Conclusions et recommandations
En matière d’égalité et de diversité dans les programmes sportif, le CSA recommande :
- La fixation d’objectifs quantitatifs concrets quant aux trois points d’attention repris à l’article 34 du Contrat de gestion. La formulation consistant à « accorder une attention particulière» ne constitue qu’un incitant trop faible. Les objectifs gagneraient à être différenciés par points d’attention. Ils pourraient également comprendre une part essentielle de concrétisation en linéaire afin de maximiser l’impact positif sur les mentalités et sur les habitudes de consommation. En effet, la qualité de la représentation des femmes dans les programmes sportifs constitue un enjeu fondamental : plus de journalistes, de chroniqueuses et de sportives doivent contribuer à « dégenrer » une thématique dans laquelle les intervenants sont trop systématiquement masculins. Le CSA relève la faiblesse des progrès statistiques accomplis ces dernières années par la RTBF en la matière.
- Outre un volet quantitatif plus précis, le CSA recommande que le Contrat de gestion prévoie un volet promotionnel afin que les disciplines relevant des trois points d’attention gagnent en visibilité, en particulier les sports pratiqués par des femmes et par des personnes en situation de handicap. À l’étranger, des campagnes sont mises en place, par exemple à l’occasion des Jeux Olympiques, des Paralympiques, ou de certaines compétitions internationales de sport féminin. Ces campagnes sont menées en partenariat avec les pouvoirs publics et ont pour objectif de valoriser les initiatives prises par les médias afin de mettre à l’honneur les sports moins populaires.

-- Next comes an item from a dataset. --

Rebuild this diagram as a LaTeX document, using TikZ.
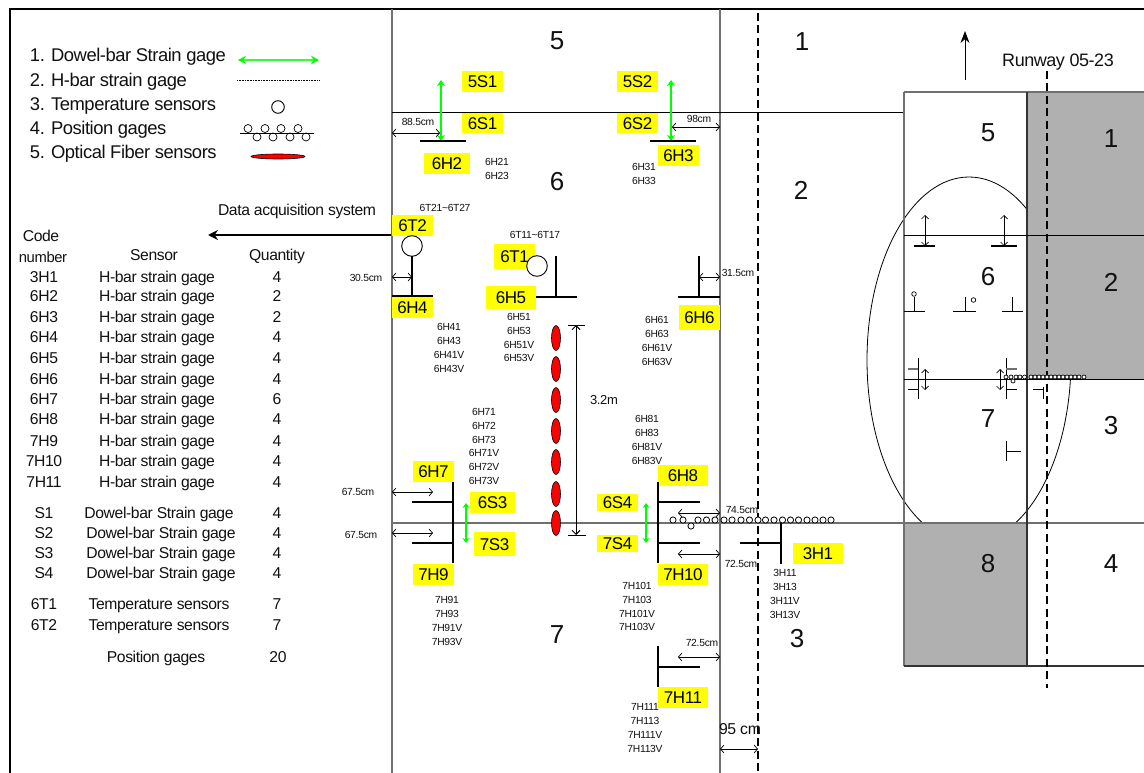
\documentclass[tikz,border=0pt]{standalone}
\usepackage{fontspec}
\setmainfont{Liberation Sans}
\newfontfamily\tight[LetterSpace=-2.5]{Liberation Sans}
\usetikzlibrary{arrows.meta}
\newcommand\fsz[1]{\fontsize{#1}{#1}\selectfont}
\definecolor{gline}{HTML}{707070}
\definecolor{pave}{HTML}{B0B0B0}
\definecolor{ink}{HTML}{111111}
\definecolor{gg}{HTML}{00FF00}
\definecolor{lab}{HTML}{FFFF00}
\tikzset{
  tx/.style={inner sep=0pt,outer sep=0pt,text=ink,anchor=center},
  sm/.style={tx,font=\tight\fsz{10.3},text height=7.4pt,text depth=0pt},
  tb/.style={tx,font=\tight\fsz{15.7},text height=11.3pt,text depth=0pt},
  lg/.style={tx,font=\tight\fsz{18.4},anchor=west,text height=13.2pt,text depth=0pt},
  big/.style={tx,font=\fsz{26},text height=18.7pt,text depth=0pt},
  ylab/.style={tx,text=black,font=\tight\fsz{17},text height=12.2pt,text depth=0pt},
  gl/.style={draw=gline,line width=1.2pt},
  bl/.style={draw=black,line width=.9pt},
  bar/.style={draw=black,line width=1.7pt},
  hb/.style={draw=black,line width=1.4pt},
  thin1/.style={draw=black,line width=.9pt},
  dimn/.style={draw=black,line width=.7pt,{Straight Barb[length=3.5pt,width=8pt]}-{Straight Barb[length=3.5pt,width=8pt]}},
  miniar/.style={draw=black,line width=.7pt,{Straight Barb[length=3.5pt,width=7pt]}-{Straight Barb[length=3.5pt,width=7pt]}},
  grn/.style={draw=gg,line width=1.1pt,{Stealth[length=6pt,width=8pt]}-{Stealth[length=6pt,width=8pt]}},
  grns/.style={draw=gg,line width=1.1pt,{Stealth[length=5pt,width=7pt]}-{Stealth[length=5pt,width=7pt]}},
  rwy/.style={draw=black,line width=1.8pt,dash pattern=on 8pt off 4.5pt},
  oval/.style={draw=black,line width=.6pt,fill=red},
  pg/.style={draw=black,line width=.8pt,fill=white},
}
\newcommand\yl[6]{\fill[lab] (#2,#3) rectangle (#4,#5);\node[ylab] (y#1) at ({(#2+#4)/2},{(#3+#5)/2}) {#6};}
\begin{document}
\begin{tikzpicture}[x=1pt,y=-1pt]
\useasboundingbox (0,0) rectangle (1144,773);
\fill[white] (0,0) rectangle (1144,773);
% frame
\draw[draw=black,line width=2pt] (10,773) -- (10,9) -- (1144,9);

% legend
\foreach \t/\y [count=\i] in {1. Dowel-bar Strain gage/55,2. H-bar strain gage/80,3. Temperature sensors/104,4. Position gages/128,5. Optical Fiber sensors/152}
  \node[lg] (leg\i) at (30,\y) {\t};
\draw[draw=green!80!white,line width=1.4pt,{Stealth[length=8pt,width=8.5pt,color=gg]}-{Stealth[length=8pt,width=8.5pt,color=gg]}] (238,60) -- (319,60);
\draw[black,line width=.6pt,densely dotted] (237,80.5) -- (320,80.5);
\draw[thin1] (278,107) circle (6.3);
\draw[thin1] (240,133) -- (314,133);
\foreach \x in {248,265,281,298} \draw[line width=.7pt] (\x,128.5) circle (4);
\foreach \x in {257,273,290,306} \draw[line width=.7pt] (\x,137) circle (4);
\draw[oval] (278,156.5) ellipse [x radius=27,y radius=2.5];

% data acquisition
\node[tb] (daq) at (297,210) {Data acquisition system};
\draw[black,line width=1.6pt,-{Stealth[length=10pt,width=10pt]}] (392,235) -- (208,235);

% table
\node[tb] (hcode) at (41,236) {Code};
\node[tb,font=\tight\fsz{14.8}] (hnum) at (43,257) {number};
\node[tb] (hsens) at (154,255) {Sensor};
\node[tb] (hqty) at (277,255) {Quantity};
\foreach \c/\y/\q in {3H1/277/4,6H2/296/2,6H3/317/2,6H4/337/4,6H5/358/4,6H6/379/4,6H7/399/6,6H8/419/4,7H9/441/4,7H10/461/4,7H11/482/4}{
  \node[tb] (c\c) at (44,\y) {\c};
  \node[tb] (s\c) at (157,\y) {H-bar strain gage};
  \node[tb] (q\c) at (277,\y) {\q};
}
\foreach \c/\y/\xx in {S1/513/159,S2/533/161,S3/553/161,S4/573/161}{
  \node[tb] (c\c) at (44,\y) {\c};
  \node[tb] (s\c) at (\xx,\y) {Dowel-bar Strain gage};
  \node[tb] (q\c) at (277,\y) {4};
}
\foreach \c/\y in {6T1/604,6T2/625}{
  \node[tb] (c\c) at (44,\y) {\c};
  \node[tb] (s\c) at (159,\y) {Temperature sensors};
  \node[tb] (q\c) at (277,\y) {7};
}
\node[tb] (spos) at (156,657) {Position gages};
\node[tb] (qpos) at (278,657) {20};

% ellipse of the key plan
\begin{scope}
\clip (850,170) rectangle (1100,523);
\draw[black,line width=.8pt] (969,360) ellipse [x radius=102,y radius=183];
\end{scope}
% key plan paving
\fill[pave] (1027,92) rectangle (1144,379);
\fill[pave] (904,523) rectangle (1027,666);

% main lines
\draw[gl] (392,9) -- (392,773);
\draw[gl] (720,9) -- (720,773);
\draw[rwy] (758,13) -- (758,773);
\draw[bl] (392,112) -- (904,112);
\draw[gl] (392,523) -- (1144,523);
% key plan lines
\draw[gl] (904,92) -- (1144,92);
\draw[gl] (904,92) -- (904,666);
\draw[draw=black!80,line width=1.1pt] (1027,92) -- (1027,666);
\draw[bl] (904,235) -- (1144,235);
\draw[bl] (904,379) -- (1144,379);
\draw[draw=black!80,line width=1.1pt] (904,666) -- (1144,666);
\draw[rwy] (1047,71) -- (1047,688);
\draw[black,line width=.9pt,-{Stealth[length=12pt,width=9pt]}] (965,80) -- (965,31);
\node[tx,font=\tight\fsz{18},text height=13pt,text depth=0pt] (rwy) at (1058,60) {Runway 05-23};

% numbers
\foreach \t/\x/\y [count=\i] in {5/557/40,1/802/41,6/557/181,2/801/190,7/557/634,3/797/638,5/988/132,1/1111/138,6/988/276,2/1111/282,7/988/418,3/1111/425,8/988/563,4/1111/563}
  \node[big] (n\i) at (\x,\y) {\t};

% yellow labels
\yl{5S1}{462}{71}{503}{92}{5S1}
\yl{6S1}{462}{113}{503}{133}{6S1}
\yl{5S2}{617}{71}{658}{92}{5S2}
\yl{6S2}{617}{113}{658}{133}{6S2}
\yl{6H2}{424}{153}{470}{174}{6H2}
\yl{6H3}{658}{145}{699}{166}{6H3}
\yl{6T2}{392}{215}{433}{236}{6T2}
\yl{6T1}{494}{244}{535}{269}{6T1}
\yl{6H5}{486}{286}{536}{309}{6H5}
\yl{6H4}{392}{297}{433}{318}{6H4}
\yl{6H6}{679}{305}{720}{330}{6H6}
\yl{6H7}{413}{461}{454}{482}{6H7}
\yl{6S3}{470}{492}{515}{513}{6S3}
\yl{7S3}{474}{532}{515}{556}{7S3}
\yl{7H9}{413}{564}{454}{585}{7H9}
\yl{6S4}{597}{494}{638}{511}{6S4}
\yl{7S4}{597}{535}{638}{552}{7S4}
\yl{6H8}{658}{465}{708}{486}{6H8}
\yl{7H10}{658}{564}{708}{585}{7H10}
\yl{3H1}{793}{543}{843}{564}{3H1}
\yl{7H11}{658}{687}{708}{708}{7H11}

% dowel gages
\draw[grn] (441,80) -- (441,141);
\draw[grn] (671,80) -- (671,141);
\draw[bar] (420,141) -- (466,141);
\draw[bar] (650,141) -- (696,141);
\draw[grns] (466,503) -- (466,543);
\draw[grns] (646,503) -- (646,543);

% dimensions
\draw[dimn] (392,133) -- (440,133);
\draw[dimn] (672,127) -- (720,127);
\draw[dimn] (392,277) -- (412,277);
\draw[dimn] (699,277) -- (720,277);
\draw[dimn] (392,492) -- (433,492);
\draw[dimn] (392,533) -- (433,533);
\draw[dimn] (678,513) -- (720,513);
\draw[dimn] (678,554) -- (720,554);
\draw[dimn] (678,657) -- (720,657);
\draw[dimn] (720,749) -- (758,749);
\foreach \t/\x/\y [count=\i] in {88.5cm/418/122,98cm/699/119,30.5cm/366/278,31.5cm/738/273,67.5cm/358/492,67.5cm/361/535,74.5cm/742/510,72.5cm/741/564,72.5cm/702/643}
  \node[sm] (d\i) at (\x,\y) {\t};
\node[tx,font=\tight\fsz{15.8},text height=11.3pt,text depth=0pt] (d95) at (740,729) {95 cm};
\node[tx,font=\tight\fsz{13},text height=9.4pt,text depth=0pt] (d32) at (604,400) {3.2m};

% temperature sensors and H-bars
\draw[thin1,fill=white] (412,246) circle (10.3);
\draw[hb] (412,256.3) -- (412,296);
\draw[hb] (392,296) -- (433,296);
\draw[thin1,fill=white] (537,266) circle (10.3);
\draw[hb] (556,256) -- (556,297);
\draw[hb] (536,297) -- (577,297);
\draw[hb] (699,256) -- (699,297);
\draw[hb] (678,297) -- (720,297);
\draw[hb] (453,482) -- (453,563);
\draw[hb] (412,502) -- (453,502);
\draw[hb] (412,543) -- (453,543);
\draw[hb] (658,482) -- (658,563);
\draw[hb] (658,502) -- (700,502);
\draw[hb] (658,543) -- (700,543);
\draw[hb] (781,523) -- (781,564);
\draw[hb] (740,543) -- (781,543);
\draw[hb] (658,646) -- (658,687);
\draw[hb] (658,667) -- (700,667);

% optical fibres
\foreach \y in {338,369,400,431,462,494,523}
  \draw[oval] (556,\y) ellipse [x radius=4.5,y radius=12.5];
\draw[draw=black,line width=.9pt,{Straight Barb[length=4pt,width=8pt]}-{Straight Barb[length=4pt,width=8pt]}] (576,325) -- (576,535);
\draw[thin1] (568,325) -- (585,325);
\draw[thin1] (568,535) -- (586,535);

% position gages
\foreach \x in {673,683,698,706.5,715,724,732,741,749.5,758,765.5,774,782.5,790.5,798.5,807,815,823,831}
  \draw[pg] (\x,520) circle (3.1);
\draw[pg] (691,526) circle (3.1);

% small code lists
\foreach \t/\y in {6H21/162,6H23/176} \node[sm] (k\t) at (497,\y) {\t};
\foreach \t/\y in {6H31/167,6H33/181} \node[sm] (k\t) at (644,\y) {\t};
\node[sm] (kT2) at (445,208) {6T21\textasciitilde 6T27};
\node[sm] (kT1) at (535,235) {6T11\textasciitilde 6T17};
\foreach \t/\y in {6H41/327,6H43/341,6H41V/355,6H43V/369} \node[sm] (k\t) at (449,\y) {\t};
\foreach \t/\y in {6H51/317,6H53/331,6H51V/345,6H53V/358} \node[sm] (k\t) at (519,\y) {\t};
\foreach \t/\y in {6H61/320,6H63/334,6H61V/348,6H63V/362} \node[sm] (k\t) at (657,\y) {\t};
\foreach \t/\y in {6H71/412,6H72/426,6H73/440,6H71V/453,6H72V/467,6H73V/481} \node[sm] (k\t) at (484,\y) {\t};
\foreach \t/\y in {6H81/419,6H83/433,6H81V/447,6H83V/461} \node[sm] (k\t) at (647,\y) {\t};
\foreach \t/\y in {7H91/600,7H93/614,7H91V/628,7H93V/642} \node[sm] (k\t) at (447,\y) {\t};
\foreach \t/\y in {7H101/586,7H103/600,7H101V/614,7H103V/627} \node[sm] (k\t) at (637,\y) {\t};
\foreach \t/\y in {7H111/707,7H113/721,7H111V/735,7H113V/749} \node[sm] (k\t) at (645,\y) {\t};
\foreach \t/\y in {3H11/573,3H13/587,3H11V/601,3H13V/615} \node[sm] (k\t) at (785,\y) {\t};

% key-plan miniature sensors
\draw[miniar] (925,215) -- (925,246);
\draw[miniar] (1004,215) -- (1004,246);
\draw[bar] (914,246) -- (935,246);
\draw[bar] (991,246) -- (1017,246);
\draw[thin1] (914,297) -- (914,311);
\draw[thin1] (904,311) -- (925,311);
\draw[line width=.7pt] (914,294) circle (2.3);
\draw[thin1] (965,297) -- (965,311);
\draw[thin1] (953,311) -- (976,311);
\draw[line width=.7pt] (973.5,300) circle (2.3);
\draw[thin1] (1012,297) -- (1012,311);
\draw[thin1] (1002,311) -- (1023,311);
\draw[thin1] (918,358) -- (918,399);
\draw[draw=gline,line width=1.2pt] (908,369) -- (918,369);
\draw[thin1] (908,389) -- (918,389);
\draw[miniar] (925,369) -- (925,390);
\draw[thin1] (1006,358) -- (1006,399);
\draw[draw=gline,line width=1.2pt] (1006,369) -- (1017,369);
\draw[thin1] (1006,389) -- (1017,389);
\draw[miniar] (1000,369) -- (1000,390);
\draw[thin1] (1043,387) -- (1043,399);
\draw[thin1] (1033,389) -- (1043,389);
\draw[thin1] (1006,441) -- (1006,461);
\draw[thin1] (1006,451) -- (1021,451);
\foreach \x in {1006,1011,1016,1020,1024.5,1031,1035,1039,1043,1047,1051,1055,1059,1063,1067,1071,1075,1079,1084}
  \draw[pg,line width=.7pt] (\x,377) circle (2);
\draw[pg,line width=.7pt] (1013,381) circle (2);
\end{tikzpicture}
\end{document}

- Le CSA recommande la rétrocession, par la RTBF, des droits relatifs à des compétitions de sports féminins ou de handisports, dont elle serait détentrice mais qu’elle ne compterait pas diffuser. L’objectif étant de ne pas limiter la visibilité de ces disciplines aux impératifs programmatiques d’un seul éditeur mais de permettre à d’autres, qui en feraient la demande, d’acquérir l’une ou l’autre retransmission, au conditions générales du marché, et de contribuer dès lors à l’objectif d’intérêt général porté par l’article 34. Dans le même ordre d’idée, il conviendrait que la RTBF facilite au maximum la circulation d’images de ces compétitions dans une logique de droit à l’information.
- Concernant plus spécifiquement la diffusion de handisports, le CSA recommande que la RTBF puisse adopter un angle pédagogique, qui permette aux téléspectateurs de se familiariser avec les mécanismes de jeu de disciplines dont les règles restent très peu connues du grand public.
- Enfin, de manière générale, le CSA considère qu’il convient de sortir d’une logique éditoriale qui associe systématiquement performance et visibilité. En effet, la médiatisation peut également appeler la performance.